Неделя шла, и дом постепенно наполнялся гостями. В навечерие Великого Четверга в монастыре было уже человек двадцать пять или тридцать приехавших на ретрит, старых и молодых, со всех концов страны. От Нотр-Дам[451]
автостопом добрались с полдюжины студентов, в очках, серьезно рассуждавшие о философии Фомы Аквинского. Был психиатр из Чикаго, который сказал, что каждый год приезжает сюда на Пасху, были три-четыре благочестивых человека, которые оказались друзьями и благотворителями монастыря – тихие, вполне солидные люди. Они вскоре приняли на себя руководство остальными гостями. У них было такое право, они почти жили здесь, в гостевом доме. Фактически это их своеобразное призвание: они принадлежали к тому особому классу людей, которых Господь призвал поддерживать приюты и монастыри, строить больницы, питать бедных. В целом это путь к святости, который зачастую недооценивают. Порой в этих людях проявляется более чем обычное смирение, они начинают почитать монахов и монахинь, которым помогают, существами иного мира. Господь явит нам в последний день, что многие из них куда лучше монахов, которым они благотворят!Больше всего я разговаривал с кармелитским священником, который побродил по лицу земли побольше меня. Он охотно рассказывал о любой из множества обителей, в которых ему привелось побывать.
Он работал в саду гостевого дома, на солнышке, наблюдал за соревнованием пчел у крупных желтых тюльпанов, и поведал мне о картезианцах Англии, о Паркминстере[452]
.На свете больше нет чистых отшельников и анахоретов: но картезианцы, стремясь покинуть мир, уходят дальше всех, ради уединения взбираются на самые высокие горы, которые поднимают их над миром и приближают к Богу.
Вот здешние цистерцианцы длинной чередой с лопатами под мышкой идут на работу в самом строгом порядке. А картезианец работает один, в келье, в своем саду, мастерской, в изоляции. Эти монахи спят в общем дормитории, картезианцы же – в укромных кельях. Эти люди вместе внимают чтецу в общей трапезной, картезианец ест один, сидя в нише у окна своей кельи, и некому говорить с ним, кроме Бога.

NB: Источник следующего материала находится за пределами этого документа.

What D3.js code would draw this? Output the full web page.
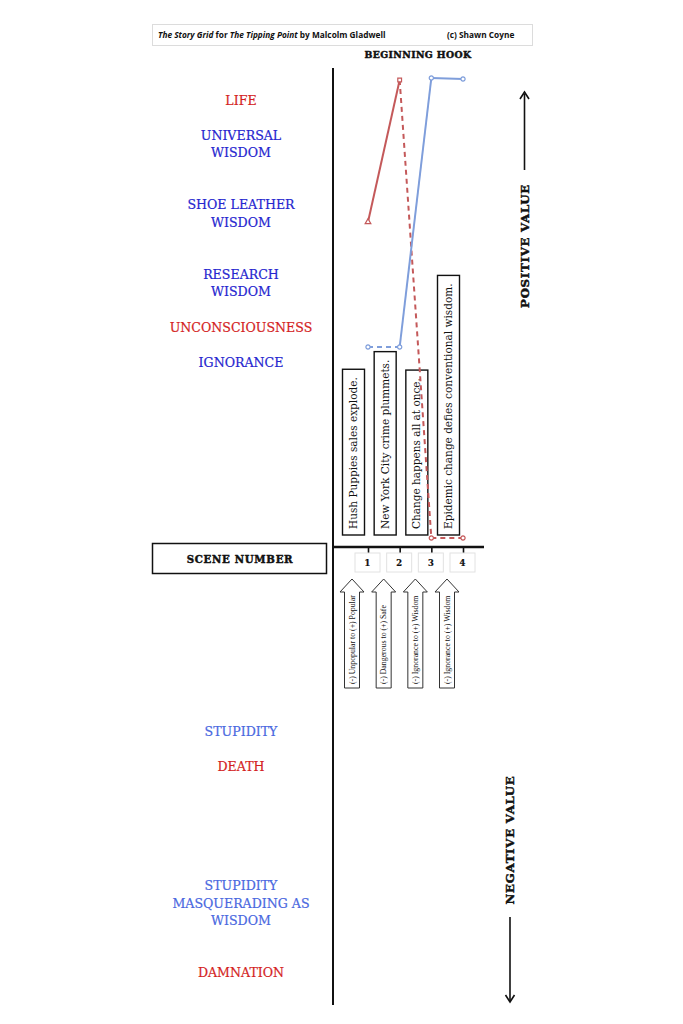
<!DOCTYPE html>
<html>
<head>
<meta charset="utf-8">
<script src="https://cdn.jsdelivr.net/npm/d3@7"></script>
<style>
  body { margin: 0; background: #fff; }
  svg { display: block; }
</style>
</head>
<body>
<div id="graphicContainer"></div>
<script>
// scenes along the bottom axis
var scenes = [1, 2, 3, 4];
var sceneText = [
  "Hush Puppies sales explode.",
  "New York City crime plummets.",
  "Change happens all at once.",
  "Epidemic change defies conventional wisdom."
];
var sceneShift = [
  "(-) Unpopular to (+) Popular",
  "(-) Dangerous to (+) Safe",
  "(-) Ignorance to (+) Wisdom",
  "(-) Ignorance to (+) Wisdom"
];

// value per scene (scale -100 .. 100)
var redValues = [65, 93.4, 1.8, 1.8];
var redDash = [false, true, true];
var blueValues = [40, 40, 93.8, 93.6];
var blueDash = [true, false, false];

// value labels on the left
var labelLines = [
  ["LIFE"], ["UNIVERSAL", "WISDOM"], ["SHOE LEATHER", "WISDOM"], ["RESEARCH", "WISDOM"],
  ["UNCONSCIOUSNESS"], ["IGNORANCE"], ["STUPIDITY"], ["DEATH"],
  ["STUPIDITY", "MASQUERADING AS", "WISDOM"], ["DAMNATION"]
];
var labelValues = [89.4, 80.6, 66.7, 52.8, 44, 37, -36.8, -43.8, -71.2, -85];
var labelKind = ["red", "blue", "blue", "blue", "red", "blue", "lightblue", "red", "lightblue", "red"];

var colors = {red: "#d41f1f", blue: "#2626cf", lightblue: "#4a68df"};
var serif = "DejaVu Serif";

var width = 683, height = 1024;

var svg = d3.select("#graphicContainer").append("svg")
  .attr("width", width)
  .attr("height", height);

var y = d3.scaleLinear().domain([-100, 100]).range([1047, 47]);
var x = d3.scaleLinear().domain([1, 4]).range([368, 463]);

function heavy(sel, size, spacing) {
  return sel.attr("font-family", serif)
    .attr("font-weight", 700)
    .attr("font-size", size)
    .attr("letter-spacing", spacing)
    .attr("fill", "#111")
    .attr("stroke", "#111")
    .attr("stroke-width", 0.45);
}

// header
svg.append("rect")
  .attr("x", 152.5).attr("y", 24.5).attr("width", 380).attr("height", 21)
  .attr("fill", "none").attr("stroke", "#dcdcdc");

var head = svg.append("text")
  .attr("x", 158).attr("y", 38)
  .attr("font-family", "Open Sans")
  .attr("font-weight", 700)
  .attr("font-size", 8.3)
  .attr("fill", "#111");
head.append("tspan").attr("font-style", "italic").text("The Story Grid");
head.append("tspan").text(" for ");
head.append("tspan").attr("font-style", "italic").text("The Tipping Point");
head.append("tspan").text(" by Malcolm Gladwell");

svg.append("text")
  .attr("x", 447).attr("y", 38)
  .attr("font-family", "Open Sans")
  .attr("font-weight", 700)
  .attr("font-size", 8.3)
  .attr("fill", "#111")
  .text("(c) Shawn Coyne");

heavy(svg.append("text"), 9.3, 0.4)
  .attr("x", 418).attr("y", 58)
  .attr("text-anchor", "middle")
  .text("BEGINNING HOOK");

// value labels
labelLines.forEach(function(lines, i) {
  var cy = y(labelValues[i]) - (lines.length - 1) * 17.5 / 2;
  var t = svg.append("text")
    .attr("text-anchor", "middle")
    .attr("font-family", serif)
    .attr("font-size", 12.6)
    .attr("fill", colors[labelKind[i]])
    .attr("stroke", colors[labelKind[i]])
    .attr("stroke-width", 0.2);
  lines.forEach(function(l, j) {
    t.append("tspan").attr("x", 241).attr("y", cy + j * 17.5 + 4.5).text(l);
  });
});

// vertical axis
svg.append("line")
  .attr("x1", 333).attr("x2", 333)
  .attr("y1", 68).attr("y2", 1005)
  .attr("stroke", "#111").attr("stroke-width", 2);

// scene axis
var axisY = y(0);
var axis = svg.append("g")
  .attr("transform", "translate(0," + axisY + ")")
  .call(d3.axisBottom(x).tickValues(scenes).tickSize(6).tickFormat(""));
axis.select(".domain").remove();
axis.selectAll(".tick line").attr("stroke", "#111").attr("stroke-width", 1.6);
svg.append("line")
  .attr("x1", 333).attr("x2", 484)
  .attr("y1", axisY).attr("y2", axisY)
  .attr("stroke", "#111").attr("stroke-width", 2.5);

// scene number box
svg.append("rect")
  .attr("x", 152.5).attr("y", 543.5).attr("width", 174).attr("height", 30)
  .attr("fill", "#fff").attr("stroke", "#111").attr("stroke-width", 1.5);
heavy(svg.append("text"), 10.2, 0.7)
  .attr("x", 240).attr("y", 563)
  .attr("text-anchor", "middle")
  .text("SCENE NUMBER");

// scene numbers
var nums = svg.append("g").selectAll("g").data(scenes).enter().append("g");
nums.append("rect")
  .attr("x", function(d) { return x(d) - 13; })
  .attr("y", 553).attr("width", 25).attr("height", 19)
  .attr("fill", "#fff").attr("stroke", "#e2e2e2");
heavy(nums.append("text"), 8.4, 0)
  .attr("x", function(d) { return x(d) - 0.5; })
  .attr("y", 566)
  .attr("text-anchor", "middle")
  .attr("stroke-width", 0.2)
  .text(function(d) { return d; });

// scene description boxes
var boxBottom = 535;
scenes.forEach(function(d, i) {
  var cx = x(d) - 14.5;
  var g = svg.append("g");
  var r = g.append("rect");
  var t = g.append("text")
    .attr("transform", "translate(" + (cx + 3.6) + "," + (boxBottom - 6) + ") rotate(-90)")
    .attr("font-family", serif)
    .attr("font-size", 10.5)
    .attr("fill", "#111")
    .text(sceneText[i]);
  var len = t.node().getComputedTextLength();
  r.attr("x", cx - 11).attr("width", 22)
    .attr("y", boxBottom - len - 14).attr("height", len + 14)
    .attr("fill", "#fff").attr("stroke", "#111").attr("stroke-width", 1.4);
});

// value shift arrows
var arrowTop = 579, arrowBottom = 688;
scenes.forEach(function(d, i) {
  var cx = x(d) - 16;
  var p = d3.path();
  p.moveTo(cx - 7.5, arrowBottom);
  p.lineTo(cx - 7.5, arrowTop + 13);
  p.lineTo(cx - 12, arrowTop + 13);
  p.lineTo(cx, arrowTop);
  p.lineTo(cx + 12, arrowTop + 13);
  p.lineTo(cx + 7.5, arrowTop + 13);
  p.lineTo(cx + 7.5, arrowBottom);
  p.closePath();
  svg.append("path").attr("d", p.toString())
    .attr("fill", "#fff").attr("stroke", "#333").attr("stroke-width", 1);
  svg.append("text")
    .attr("transform", "translate(" + (cx + 2.8) + "," + (arrowBottom - 4) + ") rotate(-90)")
    .attr("font-family", "Liberation Serif")
    .attr("font-size", 7.8)
    .attr("fill", "#111")
    .text(sceneShift[i]);
});

// value lines
function drawSeries(values, dashes, color, shapes) {
  for (var i = 0; i < values.length - 1; i++) {
    svg.append("line")
      .attr("x1", x(scenes[i])).attr("y1", y(values[i]))
      .attr("x2", x(scenes[i + 1])).attr("y2", y(values[i + 1]))
      .attr("stroke", color).attr("stroke-width", 2)
      .attr("stroke-dasharray", dashes[i] ? "5,4" : null);
  }
  values.forEach(function(v, i) {
    svg.append("path")
      .attr("transform", "translate(" + x(scenes[i]) + "," + y(v) + ")")
      .attr("d", d3.symbol().type(shapes[i]).size(14)())
      .attr("fill", "#fff").attr("stroke", color).attr("stroke-width", 1.2);
  });
}
drawSeries(redValues, redDash, "#c4595a",
  [d3.symbolTriangle, d3.symbolSquare, d3.symbolCircle, d3.symbolCircle]);
drawSeries(blueValues, blueDash, "#7f9edb",
  [d3.symbolCircle, d3.symbolCircle, d3.symbolCircle, d3.symbolCircle]);

// positive / negative value side labels
heavy(svg.append("text"), 11.8, 0.7)
  .attr("transform", "translate(529,246) rotate(-90)")
  .attr("text-anchor", "middle")
  .text("POSITIVE VALUE");
svg.append("line")
  .attr("x1", 524.5).attr("x2", 524.5).attr("y1", 170).attr("y2", 94)
  .attr("stroke", "#111").attr("stroke-width", 1.6);
svg.append("path")
  .attr("d", "M520,99 L524.5,92 L529,99")
  .attr("fill", "none").attr("stroke", "#111").attr("stroke-width", 1.6);

heavy(svg.append("text"), 11.8, 0.7)
  .attr("transform", "translate(514,840) rotate(-90)")
  .attr("text-anchor", "middle")
  .text("NEGATIVE VALUE");
svg.append("line")
  .attr("x1", 510).attr("x2", 510).attr("y1", 917).attr("y2", 1002)
  .attr("stroke", "#111").attr("stroke-width", 1.6);
svg.append("path")
  .attr("d", "M505.5,995 L510,1002 L514.5,995")
  .attr("fill", "none").attr("stroke", "#111").attr("stroke-width", 1.6);
</script>
</body>
</html>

Весь день и всю ночь цистерцианец проводит со своими братьями. Весь день и всю ночь, кроме совместной службы и редких других случаев, картезианец наедине с Богом.
Эти слова были написаны и на стенах гостевого дома траппистов:
В одном цистерцианцы предпочтительнее картезианцев. Картезианцам позволен своего рода отдых, когда они вместе идут на прогулку и разговаривают друг с другом, чтобы избежать напряжения, которое может возникать, если слишком бескомпромиссно держаться уединения, если слишком много этого
Но что толку выяснять, какой орден самый совершенный? Для меня закрыты все! Разве не сказали мне вполне определенно год назад, что у меня нет призвания ни для какого монашеского ордена? Все эти сравнения лишь подбрасывают хворост в огонь моих тайных мучений, моего безнадежного стремления к тому, чего я не могу получить, к тому, что недосягаемо.
Правильнее сказать, вопрос заключался не в том, какой орден больше привлекал меня, но – какой больше мучил, рисуя уединение, тишину, созерцание, которые никогда не будут моими.
Мне не позволено было ни гадать, есть ли у меня призвание к одному из них, выявляя различия между ними, ни даже размышлять о таких предметах. Это не подлежало обсуждению-.
Но картезианцы далеко, и то, что перед глазами, мучило меня больше всего. Может быть, картезианцы более совершенны, и потому более желанны, но они без сомненья недосягаемы из-за войны и из-за того, что я считал отсутствием призвания.
Если бы у меня было хоть какое-то духовное разумение, я бы догадался, что этот ретрит – лучшее время, чтобы взяться за проблему и решить ее, но не собственными усилиями и размышлениями, а с помощью молитвы и совета опытного священника. Где же еще искать опытного в этих вопросах человека, как не в созерцательном монастыре?
Что же со мной было не так? Думаю, непонимание, с которым я столкнулся год назад в исповедальной кабинке, и ложное впечатление, которое я произвел на разбиравшегося со мной капуцина, нанесло мне серьезный удар, и я просто боялся открыться еще раз. Интуитивно я чувствовал, что нужно выяснить, действительно ли мое столь горячее желание вести монашескую жизнь в монастыре есть лишь прелесть. Но старая рана еще не зажила, и я всем существом содрогался при мысли пройти через это еще раз.
Немая, безнадежная внутренняя борьба стала в этот год моей Страстной седмицей. Таково было мое участие в Страстях Христовых, начавшееся посреди ночи, с первым сдавленным рыданием на бдении Великого Четверга.